Acheter un bien immobilier sans verser le moindre euro ? L’idée paraît insensée… et pourtant, elle repose sur un principe juridique ancien mais toujours en vigueur, et que rappelle Le Journal Sud Ouest : l’usucapion, aussi appelée prescription acquisitive. Ce mécanisme, inscrit à l’article 2258 du Code civil, permet à un individu d’obtenir la propriété pleine et entière d’un bien, à condition d’en avoir eu la possession continue, paisible et non contestée pendant plusieurs décennies.
Dans un contexte où les prix de l’immobilier demeurent inaccessibles pour une partie des ménages, cette notion intrigue autant qu’elle fascine. Car si elle ne repose sur aucun titre de propriété, elle s’appuie sur la notion d’usage réel et de bonne foi, transformant une occupation durable en un droit de propriété reconnu par la loi.
⚖️ Une mécanique légale exigeante
Concrètement, pour que l’usucapion produise ses effets, l’occupant doit se comporter en véritable propriétaire : entretenir le bien, effectuer des réparations, régler les charges, voire déclarer le bien au fisc.

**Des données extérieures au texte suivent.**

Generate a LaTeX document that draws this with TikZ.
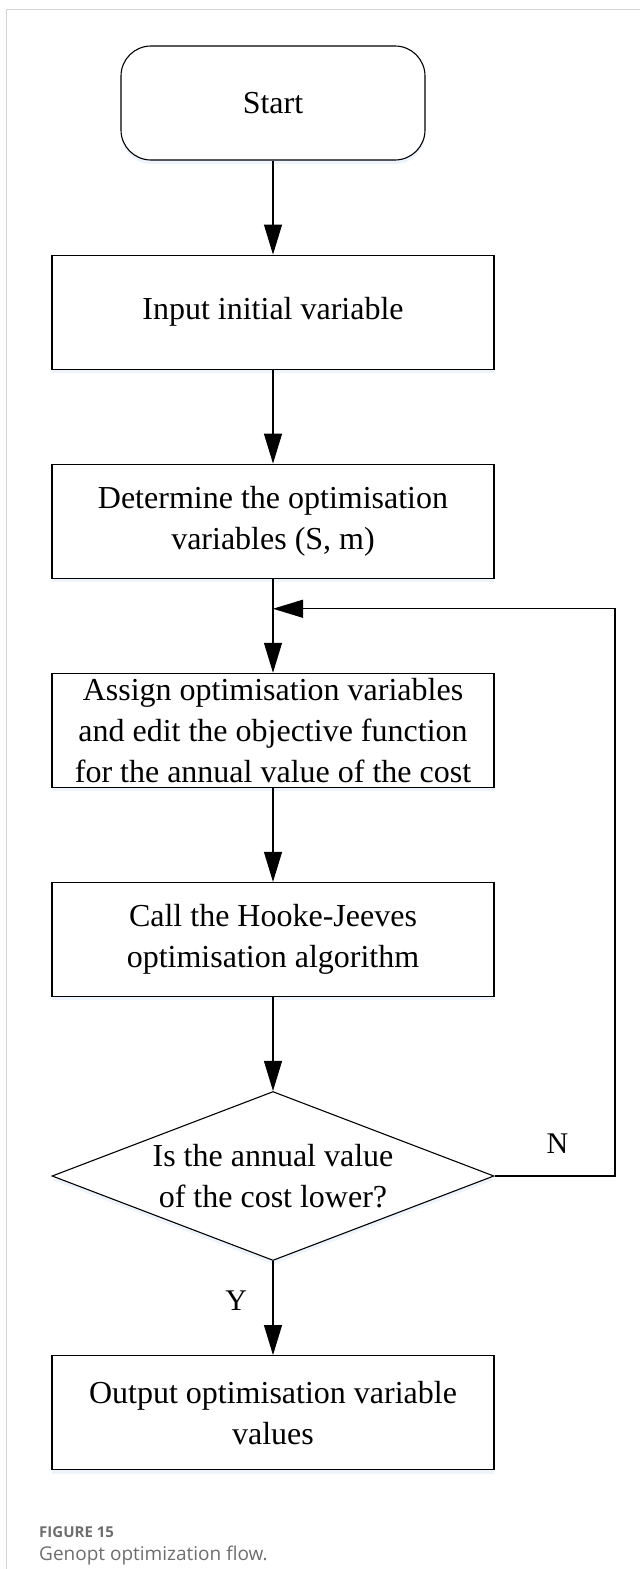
\documentclass[tikz,border=0pt]{standalone}
\usepackage{fontspec}
\setmainfont{Liberation Serif}
\newfontfamily\captionfont{Open Sans}
\usepackage{xcolor}
\usetikzlibrary{shapes.geometric,arrows.meta,positioning,calc,shadows}

\definecolor{framegray}{HTML}{D4D4D4}
\definecolor{captiongray}{HTML}{6E6E6E}
\definecolor{glow}{HTML}{DCE9FA}

\begin{document}
\begin{tikzpicture}[
    x=1pt, y=1pt,
    base/.style={draw, line width=1.1pt, align=center, fill=white, font=\fontsize{32}{41}\selectfont,
        drop shadow={shadow xshift=0pt, shadow yshift=-4pt, fill=glow}},
    terminal/.style={base, rectangle, rounded corners=30pt, minimum width=304pt, minimum height=114pt},
    process/.style={base, rectangle, minimum width=442pt, minimum height=114pt},
    decision/.style={base, diamond, aspect=2.6, inner sep=0pt, minimum width=442pt, minimum height=169pt},
    arrow/.style={-{Triangle[length=30pt,width=18pt]}, line width=1.1pt},
    label/.style={font=\fontsize{30}{34}\selectfont},
    node distance=94pt
]
\useasboundingbox (0,0) rectangle (640,-1569);

% page frame
\draw[framegray, line width=1pt] (6,-1569) -- (6,-9) -- (640,-9);

\node[terminal] (start) at (273,-103) {Start};
\node[process, below=of start] (input) {Input initial variable};
\node[process, below=of input] (determine) {Determine the optimisation\\variables (S, m)};
\node[process, below=of determine] (assign) {Assign optimisation variables\\and edit the objective function\\for the annual value of the cost};
\node[process, below=of assign] (hooke) {Call the Hooke-Jeeves\\optimisation algorithm};
\node[decision, below=of hooke] (lower) {Is the annual value\\of the cost lower?};
\node[process, below=of lower] (output) {Output optimisation variable\\values};

\coordinate (join) at ($(determine.south)+(0,-30)$);
\coordinate (corner) at (615,0);

\draw[arrow] (start) -- (input);
\draw[arrow] (input) -- (determine);
\draw[arrow] (determine) -- (assign);
\draw[arrow] (assign) -- (hooke);
\draw[arrow] (hooke) -- (lower);
\draw[arrow] (lower) -- node[label, pos=0.42, left=22pt] {Y} (output);
\draw[arrow] (lower.east) -- (lower.east -| corner) -- (join -| corner) -- (join);
\node[label] (no) at ($(lower.east)+(63,32)$) {N};

% caption
\node[anchor=west, inner sep=0pt, text=captiongray, font=\captionfont\bfseries\fontsize{15}{17}\selectfont] (fignum) at (39,-1532) {FIGURE 15};
\node[anchor=west, inner sep=0pt, text=captiongray, font=\captionfont\fontsize{19}{22}\selectfont] (figcap) at (39,-1555) {Genopt optimization flow.};
\end{tikzpicture}
\end{document}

L’article 2261 du Code civil fixe des conditions précises : la possession doit être publique, continue et sans équivoque. Et surtout, elle doit durer au moins 30 ans, sans contestation du propriétaire d’origine.
Cette durée longue limite les abus, mais dans les faits, le phénomène reste courant dans les zones rurales. De nombreux agriculteurs exploitent depuis des décennies des terrains dont les propriétaires, parfois décédés ou absents, ne se manifestent jamais.
« Ce mécanisme n’a rien d’anecdotique : il est au cœur de nombreux litiges ruraux », souligne Maître Jean-Paul Ferrand, avocat en droit immobilier à Bordeaux.
La jurisprudence confirme cette logique : dans un arrêt de la Cour de cassation (n°14-16071), un syndicat de copropriétaires s’est vu attribuer la propriété d’un garage utilisé pendant plus de 30 ans, faute de réaction du propriétaire initial. Autrement dit, le silence peut coûter cher.
💰 Un impact économique discret mais bien réel
Au-delà du cadre légal, l’usucapion a aussi des implications financières et patrimoniales non négligeables. En zones rurales comme dans certaines copropriétés urbaines, ce mécanisme entraîne des transferts de richesse discrets mais parfaitement légaux.
Certains terrains ou locaux changent ainsi de main sans transaction ni acte notarié, parfois à l’insu des héritiers ou des propriétaires enregistrés.
« L’usucapion est une manière silencieuse mais efficace de réallouer des actifs immobiliers sous-utilisés », note Hélène Durand, économiste du logement.
Dans un marché en tension, où la rareté foncière alimente la flambée des prix, ce dispositif agit comme un correcteur structurel : il remet sur le marché des biens délaissés, tout en sanctionnant la négligence patrimoniale. Cependant, il peut aussi fragiliser la sécurité juridique des titres de propriété, notamment dans les copropriétés anciennes où la délimitation des parties communes reste floue.
👁 L’œil de l’expert : entre équité et risque patrimonial
Pour Marc Valéry, juriste en droit civil et spécialiste de la propriété immobilière, « l’usucapion est un mécanisme d’équilibre : il valorise la constance et la bonne foi de l’occupant, mais sanctionne l’inaction du propriétaire. Cependant, dans une économie où l’immobilier pèse lourdement dans le patrimoine des ménages, elle soulève un véritable débat d’équité. »
En d’autres termes, ce dispositif ancien révèle une réalité contemporaine : dans un marché saturé, posséder ne suffit plus, encore faut-il gérer activement.
Car dans le droit français, le temps peut parfois valoir bien plus qu’un acte notarié.